We may never know with total certainty what happened to Earhart on that fateful trip. But we do know what she ate on it, thanks to a new report by NPR, which unearths several interviews and photographs depicting Earhart’s somewhat peculiar flying diet. Since flights could take up to 15 hours and all the items aboard the plane had to be carefully weighed, it does make sense that Earhart had to choose specific foods based on her flying patterns. In fact, as she told her husband, "Extra clothes and extra food would have been extra weight and extra worry. A pilot whose land plane falls into the Atlantic is not consoled by caviar sandwiches."

So, with caviar out of the question, what did she eat? 

For starters, she’d enjoy tomato juice—cold in the summer, but "in colder weather, it may be heated and kept hot in a thermos," she explained in a radio interview. 

Chocolate squares and raisins kept her company, too, and hard-boiled eggs were here “mainstay”: She affectionately called them "little clouds" and "white scrambled eggs." She also mentioned drinking hot cocoa in one particularly memorable interview.

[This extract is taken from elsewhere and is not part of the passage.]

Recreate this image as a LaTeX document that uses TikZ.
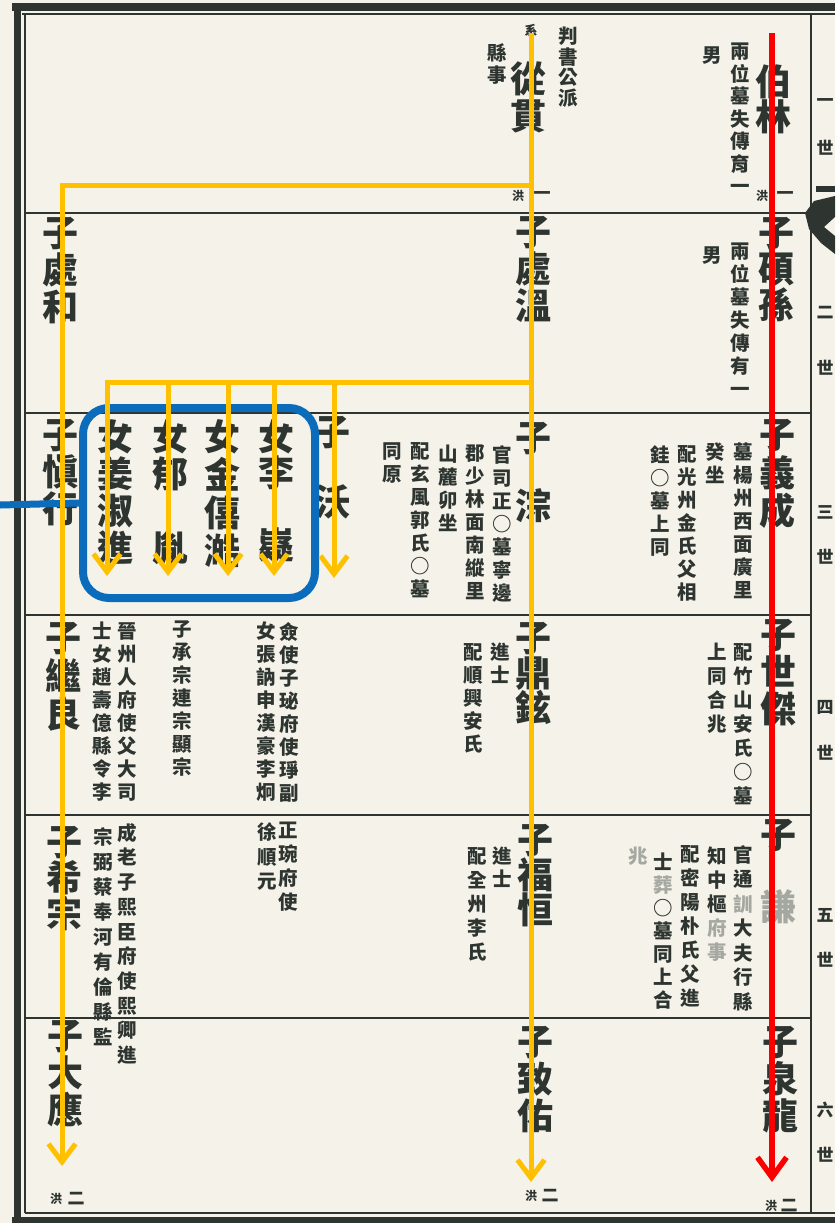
\documentclass[tikz,border=0pt]{standalone}
\usepackage{fontspec}
\newfontfamily\cjk{Noto Sans CJK TC}
\usetikzlibrary{arrows.meta}
\definecolor{paper}{RGB}{244,242,233}
\definecolor{ink}{RGB}{46,53,49}
\definecolor{amber}{RGB}{255,192,0}
\definecolor{redline}{RGB}{250,0,0}
\definecolor{boxblue}{RGB}{10,108,186}
\definecolor{faint}{RGB}{165,168,160}
\makeatletter
\newcommand\vcol[2]{\vbox{\baselineskip=#1\lineskiplimit=-100pt\lineskip=0pt\@tfor\vch:=#2\do{\hbox to 1.05em{\hss\vch\hss}}}}
\makeatother
\newcommand\fnt[1]{{\color{faint}#1}}
\newcommand\blank{\phantom{口}}
\begin{document}
\begin{tikzpicture}[x=1pt,y=-1pt,
  namecol/.style={font=\cjk\bfseries\fontsize{36pt}{36pt}\selectfont, text=ink, inner sep=0pt, anchor=north},
  notecol/.style={font=\cjk\bfseries\fontsize{19.5pt}{22pt}\selectfont, text=ink, inner sep=0pt, anchor=north},
  genlabel/.style={font=\cjk\bfseries\fontsize{17pt}{18pt}\selectfont, text=ink, inner sep=0pt},
  pagemarkS/.style={font=\cjk\bfseries\fontsize{12pt}{12pt}\selectfont, text=ink, inner sep=0pt},
  pagemarkL/.style={font=\cjk\bfseries\fontsize{17pt}{18pt}\selectfont, text=ink, inner sep=0pt},
  ruleline/.style={draw=ink, line width=2pt},
  amberarrow/.style={draw=amber, line width=5pt, line join=miter, -{Straight Barb[length=18pt,width=27pt]}},
  redarrow/.style={draw=redline, line width=5.5pt, -{Straight Barb[length=20pt,width=29pt]}},
  bluebox/.style={draw=boxblue, line width=8pt, rounded corners=26pt, inner sep=0pt, minimum width=232pt, minimum height=190pt}
]
\useasboundingbox[fill=paper] (0,0) rectangle (835,1223);

% frame
\draw[ink, line width=8pt] (12,7) -- (835,7);
\draw[ink, line width=1.5pt] (22,14) -- (835,14);
\draw[ink, line width=7pt] (17,3) -- (17,1223);
\draw[ink, line width=1.5pt] (25,14) -- (25,1213);
\draw[ink, line width=1.5pt] (25,1213) -- (835,1213);
\draw[ink, line width=6pt] (12,1220) -- (835,1220);
\draw[ink, line width=2pt] (811,14) -- (811,1213);
\foreach \yy in {213,413,615,815,1018} \draw[ruleline] (25,\yy) -- (811,\yy);
% fish tail ornament
\fill[ink] (816,186) rectangle (835,192);
\fill[ink] (835,196) -- (814,201) -- (805,213) -- (809,229) -- (821,243) -- (835,254) -- (835,236) -- (824,227) -- (835,217) -- cycle;

% generation labels
\node[genlabel] (g1a) at (825,103) {一};
\node[genlabel] (g1b) at (825,148) {世};
\node[genlabel] (g2a) at (825,313) {二};
\node[genlabel] (g2b) at (825,368) {世};
\node[genlabel] (g3a) at (825,512) {三};
\node[genlabel] (g3b) at (825,557) {世};
\node[genlabel] (g4a) at (825,707) {四};
\node[genlabel] (g4b) at (825,753) {世};
\node[genlabel] (g5a) at (825,915) {五};
\node[genlabel] (g5b) at (825,960) {世};
\node[genlabel] (g6a) at (825,1110) {六};
\node[genlabel] (g6b) at (825,1155) {世};

% page markers
\node[pagemarkS] (h1a) at (762,196) {洪};
\node[pagemarkL] (h1b) at (785,196) {一};
\node[pagemarkS] (h2a) at (518,196) {洪};
\node[pagemarkL] (h2b) at (542,196) {一};
\node[pagemarkS] (h3a) at (531,1196) {洪};
\node[pagemarkL] (h3b) at (550,1196) {二};
\node[pagemarkS] (h4a) at (771,1206) {洪};
\node[pagemarkL] (h4b) at (789,1206) {二};
\node[pagemarkS] (h5a) at (56,1199) {洪};
\node[pagemarkL] (h5b) at (76,1199) {二};

% names
\node[namecol] (bolin) at (773,64) {\vcol{35pt}{伯林}};
\node[namecol] (conggwan) at (528,62) {\vcol{37pt}{從貫}};
\node[namecol] (seoksun) at (776,217) {\vcol{36pt}{子碩孫}};
\node[namecol] (cheoon) at (533,216) {\vcol{37pt}{子處溫}};
\node[namecol] (cheohwa) at (60,217) {\vcol{37pt}{子處和}};
\node[namecol] (uiseong) at (777,419) {\vcol{38pt}{子義成}};
\node[namecol] (jong) at (533,422) {\vcol{34pt}{子\blank 淙}};
\node[namecol] (ok) at (332,416) {\vcol{35pt}{子\blank 沃}};
\node[namecol] (dau4) at (276,419) {\vcol{36pt}{女李\blank 嶷}};
\node[namecol] (dau3) at (222,419) {\vcol{38pt}{女金僖澔}};
\node[namecol] (dau2) at (170,419) {\vcol{37pt}{女郁\blank 胤}};
\node[namecol] (dau1) at (115,419) {\vcol{37pt}{女姜淑進}};
\node[namecol] (sinhaeng) at (60,419) {\vcol{37pt}{子愼行}};
\node[namecol] (segeol) at (778,619) {\vcol{37pt}{子世傑}};
\node[namecol] (jeonghyeon) at (533,622) {\vcol{35pt}{子鼎鉉}};
\node[namecol] (gyeryang) at (63,622) {\vcol{38pt}{子繼良}};
\node[namecol] (gen5) at (778,819) {\vcol{36pt}{子\blank{\fnt{謙}}}};
\node[namecol] (bokhang) at (535,824) {\vcol{35pt}{子福恒}};
\node[namecol] (huijong) at (64,826) {\vcol{36pt}{子希宗}};
\node[namecol] (cheonryong) at (780,1026) {\vcol{37pt}{子泉龍}};
\node[namecol] (chiu) at (535,1026) {\vcol{37pt}{子致佑}};
\node[namecol] (daeeung) at (65,1020) {\vcol{37pt}{子大應}};

% notes
\node[notecol] (t1) at (740,43) {\vcol{22.5pt}{兩位墓失傳育一}};
\node[notecol] (t2) at (712,47) {\vcol{22pt}{男}};
\node[notecol] (t3) at (568,27) {\vcol{20.5pt}{判書公派}};
\node[notecol] (t4) at (497,43) {\vcol{22pt}{縣事}};
\node[notecol, font=\cjk\bfseries\fontsize{13pt}{14pt}\selectfont] (t5) at (531,24) {系};
\node[notecol] (t6) at (740,243) {\vcol{23pt}{兩位墓失傳有一}};
\node[notecol] (t7) at (712,247) {\vcol{22pt}{男}};
\node[notecol] (t8) at (743,443) {\vcol{23pt}{墓楊州西面廣里}};
\node[notecol] (t9) at (715,443) {\vcol{23pt}{癸坐}};
\node[notecol] (t10) at (687,445) {\vcol{23pt}{配光州金氏父相}};
\node[notecol] (t11) at (660,445) {\vcol{23pt}{銈○墓上同}};
\node[notecol] (t12) at (502,445) {\vcol{23pt}{官司正○墓寧邊}};
\node[notecol] (t13) at (475,445) {\vcol{23pt}{郡少林面南縱里}};
\node[notecol] (t14) at (448,445) {\vcol{23pt}{山麓卯坐}};
\node[notecol] (t15) at (420,442) {\vcol{23pt}{配玄風郭氏○墓}};
\node[notecol] (t16) at (392,442) {\vcol{23pt}{同原}};
\node[notecol] (t17) at (743,643) {\vcol{24pt}{配竹山安氏○墓}};
\node[notecol] (t18) at (717,643) {\vcol{24pt}{上同合兆}};
\node[notecol] (t19) at (500,643) {\vcol{23pt}{進士}};
\node[notecol] (t20) at (473,643) {\vcol{23pt}{配順興安氏}};
\node[notecol] (t21) at (127,622) {\vcol{23pt}{晉州人府使父大司}};
\node[notecol] (t22) at (102,622) {\vcol{23pt}{士女趙壽億縣令李}};
\node[notecol] (t23) at (182,620) {\vcol{23pt}{子承宗連宗顯宗}};
\node[notecol] (t24) at (289,622) {\vcol{23pt}{僉使子珌府使琤副}};
\node[notecol] (t25) at (266,622) {\vcol{23pt}{女張訥申漢豪李炯}};
\node[notecol] (t26) at (743,845) {\vcol{24.5pt}{官通{\fnt{訓}}大夫行縣}};
\node[notecol] (t27) at (717,847) {\vcol{24pt}{知中樞{\fnt{府}}{\fnt{事}}}};
\node[notecol] (t28) at (690,845) {\vcol{24pt}{配密陽朴氏父進}};
\node[notecol] (t29) at (663,853) {\vcol{23pt}{士{\fnt{葬}}○墓同上合}};
\node[notecol] (t30) at (638,847) {\fnt{兆}};
\node[notecol] (t31) at (502,847) {\vcol{23pt}{進士}};
\node[notecol] (t32) at (477,847) {\vcol{24pt}{配全州李氏}};
\node[notecol] (t33) at (127,823) {\vcol{24.7pt}{成老子熙臣府使熙卿進}};
\node[notecol] (t34) at (103,827) {\vcol{25pt}{宗弼蔡奉河有倫縣監}};
\node[notecol] (t35) at (288,822) {\vcol{24pt}{正琬府使}};
\node[notecol] (t36) at (267,823) {\vcol{24pt}{徐順元}};

% blue box
\node[bluebox] (sisters) at (199,503) {};
\coordinate (blueStart) at (0,505);
\draw[boxblue, line width=7pt] (blueStart) -- (sisters.west);

% orange arrows
\coordinate (aTop) at (531,33);
\coordinate (aEnd) at (531,1182);
\coordinate (aJoin1) at (531,185);
\coordinate (aLeft) at (62,185);
\coordinate (aLeftEnd) at (62,1166);
\coordinate (aJoin2) at (531,382);
\coordinate (b1) at (107,382);
\coordinate (b1e) at (107,576);
\coordinate (b2) at (168,382);
\coordinate (b2e) at (168,576);
\coordinate (b3) at (228,382);
\coordinate (b3e) at (228,576);
\coordinate (b4) at (274,382);
\coordinate (b4e) at (274,576);
\coordinate (b5) at (334,382);
\coordinate (b5e) at (334,578);
\draw[amberarrow] (aTop) -- (aEnd);
\draw[amberarrow] (aJoin1) -- (aLeft) -- (aLeftEnd);
\draw[amberarrow] (aJoin2) -- (b1) -- (b1e);
\draw[amberarrow] (b2) -- (b2e);
\draw[amberarrow] (b3) -- (b3e);
\draw[amberarrow] (b4) -- (b4e);
\draw[amberarrow] (b5) -- (b5e);

% red arrow
\coordinate (rTop) at (772,33);
\coordinate (rEnd) at (772,1182);
\draw[redarrow] (rTop) -- (rEnd);
\end{tikzpicture}
\end{document}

More often than not, though, in order to maintain the minimal weight of the plane, Earhart would simply fast or subsist on tomato juice alone, and then enjoy tons of food and drink wherever she landed—to the point that she may have become unhealthy and malnourished. Her biographer notes she looked “emaciated and drained” in the last few photos ever taken of her. On her last flight, she reportedly boarded the plane with just a few cans of tomato juice. 

While Earhart’s death—whether in on a Japanese-controlled island or due to a crash—was likely tragic, she was undoubtedly an extraordinary woman, subsisting on only tomato juice aside.